Jander Minesso disse…
Ô, Zoraya… que jeito mais lindo de terminar uma história. E o caminho até lá também foi ótimo. Primeiro, porque “plúmbeo” é uma das minhas palavras preferidas. Só perde pra “nesga”. E muito mais do que isso, de irmãos Grimm a Hitchcock, eu encontrei de tudo um pouco na história. Gostei demais!
Érica disse…
Historinha fofisssssss... Não fosse pela vingança dos pássaros perseguindo o assassino de passarinho, nem te reconheceria, Zoraya rs
Albir disse…
Ah, que fofura! Isso vindo de você é um conto de fadas. Terminei de ler meio desconfiado, se não estava ignorando alguma tragédia, só relaxei quando os comentários confirmaram a doçura. Você já provou que pode escrever qualquer coisa.
Marcio disse…
Zoraya, você tem exercitado muito bem a capacidade de variar seu estilo, nos dois últimos textos.
Isso é excelente para seus leitores!
Obrigado por compartilhar!
Zoraya Cesar disse…
Antonio Nando - que bom q despertei a esperança em seu coração! Não desanime. Sempre há alguém a vigiar e cuidar, mesmo um Velha Cigana

Anônimo - que não é anônimo kkkk Uai, o último conto foi do Dr. Marcio, mais leve, impossível.

branco - vc me deu a honra de esmiuçar as entrelinhas escondidas no texto e eu nao podia ficar mais feliz! Claro q cada um tem sua leitura, mas a sua foi igual à que eu tinha imaginado e intencionado.

Jander - Jander, ô, Jander... que comentário mais querido esse! "Nesga" tb é uma palavra maravilhosa. E lembrar dos Irmãos Grimm e de Hitchkock ao me ler me deixa nas nuvens! Nefelibata...

Erica - Amiga, acho q estou te contaminando... vc achou a história fofis!!! bem, 'se nao fosse a vingança eu nem te reconheceria'... isso é um elogio, certo? kkkkkkk

Albir - ah, nao sei se fico feliz por vc, finalmente, ler um conto meu sem ter de tomar calmante, ou triste, pelo mesmo motivo hahahahaha. E muito obrigada, Dom Albir, por esse elogio maravilhoso.

Márcio - Marcio, amigo, eu que agradeço!

A todos, muito obrigada! Fiquei muito feliz.
Anônimo disse…
Bela história, que ficará por dias na minha cabeça. Os pássaros. Os seres.
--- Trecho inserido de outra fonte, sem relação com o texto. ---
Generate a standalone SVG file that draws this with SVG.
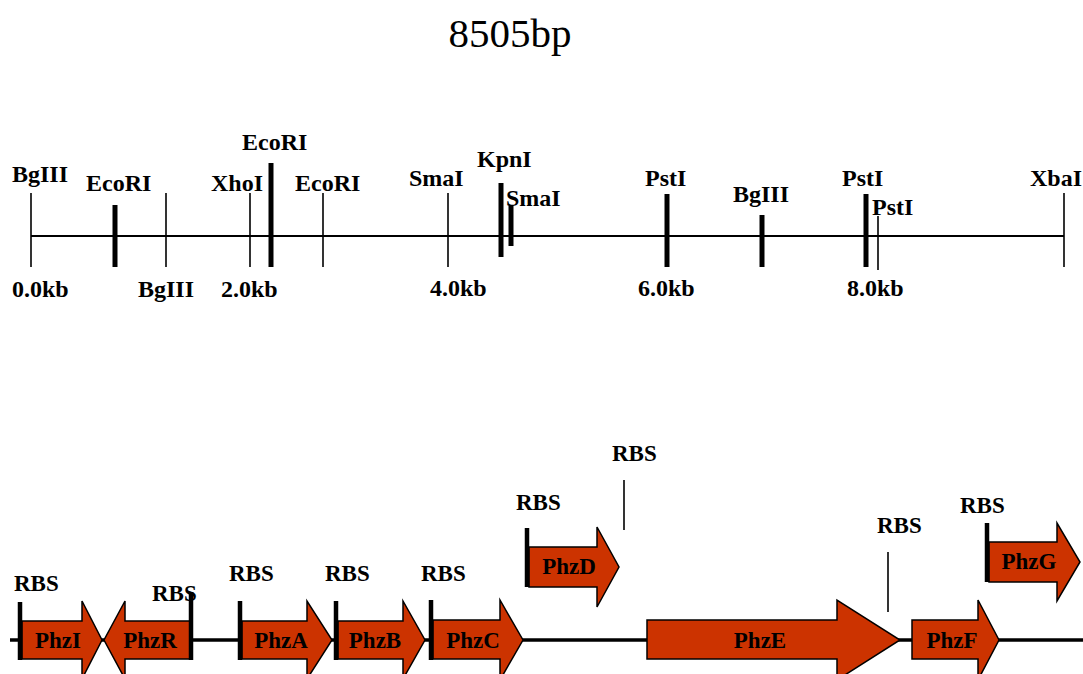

Tudo na sua história me faz pensar n'O Jardim das Delícias Terrenas, que é uma pintura tríptica de Hieronymus Bosch. Fiquei pensando no condomínio com toda a atmosfera da pintura. Foi começar a ler para que a pintura brotasse. André Ferrer aqui.
Eutalia disse…
Ah...se toda "vingança" for pra trazer "esperança" e "possibilidade de renovação" aos corações, mais vinganças como essa... Adorei!
Soraya Jordão disse…
Esse não é um conto de fadas, definitivamente. Achei ótimo.